Understanding Factoring

Factoring is a financial practice where a business sells its outstanding invoices to a third party. This approach allows a company to get immediate funds based on its accounts receivable, giving it quick access to cash it would otherwise wait weeks or even months to collect. The business can then use these funds to cover day-to-day expenses, invest in inventory, or pursue new opportunities, giving it a competitive edge.
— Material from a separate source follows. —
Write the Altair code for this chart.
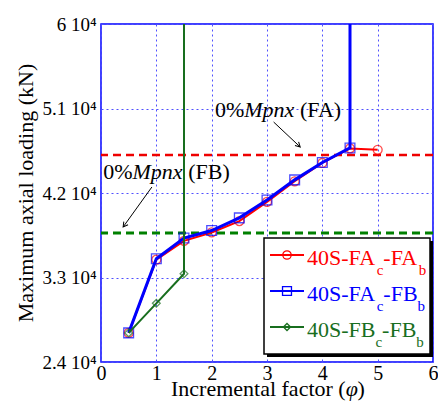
import altair as alt
import pandas as pd

# ---------------- data ----------------
phi_fafa = [0.5, 1, 1.5, 2, 2.5, 3, 3.5, 4, 4.5, 5]
load_fafa = [27100, 34900, 36900, 37800, 39000, 41050, 43250, 45200, 46750, 46600]

phi_fafb = [0.5, 1, 1.5, 2, 2.5, 3, 3.5, 4, 4.5, 4.5]
load_fafb = [27100, 35000, 37200, 38000, 39350, 41250, 43400, 45250, 46800, 100000]

phi_fbfb = [0.5, 1, 1.5, 1.5]
load_fbfb = [27100, 30250, 33400, 100000]

x_ticks = [0, 1, 2, 3, 4, 5, 6]
y_ticks = [24000, 33000, 42000, 51000, 60000]

ref_fa = 46050   # 0%Mpnx (FA)
ref_fb = 37740   # 0%Mpnx (FB)

# annotation anchors (data coords)
ann_fa = (2.06, 50840)
ann_fb = (0.04, 44240)
arrow_fa = (3.12, 49560, 3.60, 46900)
arrow_fb = (0.92, 42640, 0.40, 38380)

W, H = 332, 338
FONT = "Liberation Serif"
RED, BLUE, GREEN = "#ff0000", "#0000ff", "#186e1e"

xs = alt.Scale(domain=[0, 6], nice=False, zero=False)
ys = alt.Scale(domain=[24000, 60000], nice=False, zero=False)

xaxis = alt.Axis(values=x_ticks, grid=True, gridColor="#5050ff", gridDash=[2, 3],
                 gridWidth=1, ticks=False, domain=False, labelFont=FONT,
                 labelFontSize=20, labelColor="black", labelPadding=1, title=None,
                 labelFlush=False)
yaxis = alt.Axis(values=y_ticks, grid=True, gridColor="#5050ff", gridDash=[2, 3],
                 gridWidth=1, ticks=False, domain=False, labelFont=FONT,
                 labelFontSize=19, labelColor="black", labelPadding=5, title=None,
                 labelExpr="datum.value/10000 + ' 10\u2074'", labelFlush=False)

X = alt.X("x:Q", scale=xs, axis=xaxis)
Y = alt.Y("y:Q", scale=ys, axis=yaxis)


def df(xv, yv):
    return pd.DataFrame({"x": xv, "y": yv})


one = pd.DataFrame({"k": [0]})

layers = []

# reference dashed lines
layers.append(alt.Chart(pd.DataFrame({"y": [ref_fa]})).mark_rule(
    color="#ee0000", strokeDash=[8, 5], strokeWidth=2.5).encode(y=Y))
layers.append(alt.Chart(pd.DataFrame({"y": [ref_fb]})).mark_rule(
    color="#008000", strokeDash=[8, 5], strokeWidth=3).encode(y=Y))

# series
series = [
    (phi_fafa, load_fafa, RED, "circle", 80, 2),
    (phi_fafb, load_fafb, BLUE, "square", 95, 3),
    (phi_fbfb, load_fbfb, GREEN, "diamond", 60, 2),
]
for xv, yv, col, shp, sz, lw in series:
    d = df(xv, yv)
    layers.append(alt.Chart(d).mark_line(color=col, strokeWidth=lw, clip=True).encode(x=X, y=Y))
    layers.append(alt.Chart(d).mark_point(color=col, shape=shp, size=sz, filled=False,
                                          strokeWidth=1.3, clip=True).encode(x=X, y=Y))

# arrows
for (x1, y1, x2, y2) in [arrow_fa, arrow_fb]:
    d = pd.DataFrame({"x": [x1], "y": [y1], "x2": [x2], "y2": [y2]})
    layers.append(alt.Chart(d).mark_rule(color="black", strokeWidth=1).encode(
        x=X, y=Y, x2="x2:Q", y2="y2:Q"))
arrow_heads = pd.DataFrame({"x": [arrow_fa[2], arrow_fb[2]], "y": [arrow_fa[3], arrow_fb[3]],
                            "ang": [134, 216]})
layers.append(alt.Chart(arrow_heads).mark_point(
    shape="M-0.55,1L0,0L0.55,1", size=90, filled=False, color="black", strokeWidth=1,
    opacity=1).encode(x=X, y=Y, angle=alt.Angle("ang:Q", scale=None)))

# annotation text (0%Mpnx (XX))
for (ax, ay), lab in [(ann_fa, "(FA)"), (ann_fb, "(FB)")]:
    d = df([ax], [ay])
    pieces = [("0%", 0, "normal"), ("Mpnx", 29.3, "italic"), (lab, 85.0, "normal")]
    for s, dx, st in pieces:
        layers.append(alt.Chart(d).mark_text(
            text=s, font=FONT, fontSize=22, fontStyle=st, align="left", baseline="middle",
            dx=dx, color="black").encode(x=X, y=Y))

# axis titles (manual, italic phi)
tx0 = 70
TY = 372
layers.append(alt.Chart(one).mark_text(text="Incremental factor (", font=FONT, fontSize=22,
                                       align="left", baseline="alphabetic").encode(
    x=alt.value(tx0), y=alt.value(TY)))
layers.append(alt.Chart(one).mark_text(text="\u03c6", font=FONT, fontSize=22, fontStyle="italic",
                                       align="left", baseline="alphabetic").encode(
    x=alt.value(tx0 + 174.7), y=alt.value(TY)))
layers.append(alt.Chart(one).mark_text(text=")", font=FONT, fontSize=22,
                                       align="left", baseline="alphabetic").encode(
    x=alt.value(tx0 + 186.5), y=alt.value(TY)))
layers.append(alt.Chart(one).mark_text(text="Maximum axial loading (kN)", font=FONT, fontSize=22,
                                       align="center", baseline="alphabetic", angle=270).encode(
    x=alt.value(-68), y=alt.value(H / 2)))

# legend box
LX = 163
layers.append(alt.Chart(one).mark_rect(color="black").encode(
    x=alt.value(LX + 3), x2=alt.value(W), y=alt.value(217), y2=alt.value(333)))
layers.append(alt.Chart(one).mark_rect(fill="white", stroke="black", strokeWidth=1.5).encode(
    x=alt.value(LX), x2=alt.value(W - 3), y=alt.value(214), y2=alt.value(330)))

EM = {"4": .5, "0": .5, "S": .556, "-": .333, "F": .556, "A": .722, "B": .667, "c": .444, "b": .5}


def wid(s, fs):
    return sum(EM[ch] for ch in s) * fs


legend_rows = [
    ("40S-FA", "c", "-FA", "b", RED, "circle", 70),
    ("40S-FA", "c", "-FB", "b", BLUE, "square", 80),
    ("40S-FB", "c", "-FB", "b", GREEN, "diamond", 50),
]
for i, (m1, s1, m2, s2, col, shp, sz) in enumerate(legend_rows):
    ly = 231 + 36 * i
    layers.append(alt.Chart(one).mark_rule(color=col, strokeWidth=2).encode(
        x=alt.value(LX + 6), x2=alt.value(LX + 40), y=alt.value(ly)))
    layers.append(alt.Chart(one).mark_point(color=col, shape=shp, size=sz, filled=False,
                                            strokeWidth=1.3, opacity=1).encode(
        x=alt.value(LX + 23), y=alt.value(ly)))
    xpos = LX + 43
    base = ly + 10
    for s, fs, off in [(m1, 22, 0), (s1, 15, 10), (m2, 22, 0), (s2, 15, 10)]:
        layers.append(alt.Chart(one).mark_text(text=s, font=FONT, fontSize=fs, color=col,
                                               align="left", baseline="alphabetic").encode(
            x=alt.value(xpos), y=alt.value(base + off)))
        xpos += wid(s, fs)

chart = alt.layer(*layers).properties(
    width=W, height=H,
    autosize=alt.AutoSizeParams(type="none"),
    padding={"left": 93, "top": 16, "right": 5, "bottom": 39},
).configure_view(stroke=BLUE, strokeWidth=1.5)

chart.save("out.html", embed_options={"renderer": "svg", "actions": False})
Key Ways Factoring Supports Small Businesses

  1. Accelerating Cash Flow
    Unlike large companies with cash reserves, small businesses often rely on timely payments to keep operations running smoothly. Factoring provides an efficient solution to bridge the gap between when a sale is made and when payment is received. This acceleration in cash flow allows small businesses to avoid cash shortages, ensuring they can cover payroll, pay suppliers, and invest in opportunities as they arise.
  2. Expanding Resources for Growth
    Growth requires capital, and small businesses can struggle to find the resources to expand. Factoring allows these businesses to leverage their sales, even if clients are slow to pay, providing the necessary funds to expand operations, add inventory, or hire new employees. This flexibility can be especially useful for businesses looking to take advantage of seasonal demand or fulfill larger orders without waiting for payment from existing clients.
  3. Offering Competitive Terms to Customers
    Competing with larger companies often means offering attractive payment terms to customers. Large businesses may offer extended payment terms, like 60- or 90-day cycles, which smaller businesses might struggle to match. By using factoring, a small business can confidently offer similar terms without sacrificing cash flow. This approach can help attract and retain customers who prefer flexible payment options.
  4. Reducing Administrative Burden
    Managing accounts receivable can be time-consuming, particularly for small businesses with limited staff. Factoring companies often handle collections on the factored invoices, allowing small business owners to focus on other critical areas, such as customer service, sales, or product development. By offloading some of the administrative work, businesses can operate more efficiently and improve their overall productivity.
  5. Boosting Creditworthiness and Financial Stability
    Factoring doesn’t add debt to a company’s balance sheet, which can be beneficial for small businesses aiming to maintain financial stability. In fact, having a reliable source of cash flow through factoring can help enhance a small business’s credit standing by ensuring bills and obligations are paid on time. Over time, this stability can improve relationships with suppliers and open doors to further financial options.

Case Study: Factoring in Action

Consider a small manufacturing business that produces specialty parts for a larger tech firm. The manufacturer has secured a lucrative contract with the tech firm, but payment isn’t due for 90 days. Using factoring, the manufacturer sells its invoice to a third party and receives a portion of the invoice value upfront. This cash flow enables the manufacturer to purchase more materials and pay employees to keep production on schedule. By the time payment from the tech firm arrives, the manufacturer has already fulfilled another order and used factoring to maintain its growth.

Factoring as a Tool for Competitive Advantage

For many small businesses, the agility provided by factoring is key to competing against larger companies. The immediate access to funds enables small businesses to act on opportunities faster, invest in growth, and navigate slow payment cycles with greater confidence. Factoring not only allows small businesses to maintain steady cash flow, but also enables them to offer competitive terms and provide the level of service expected by today’s clients.

In short, factoring is a practical, flexible financial tool that small businesses can leverage to level the playing field and compete effectively with larger companies.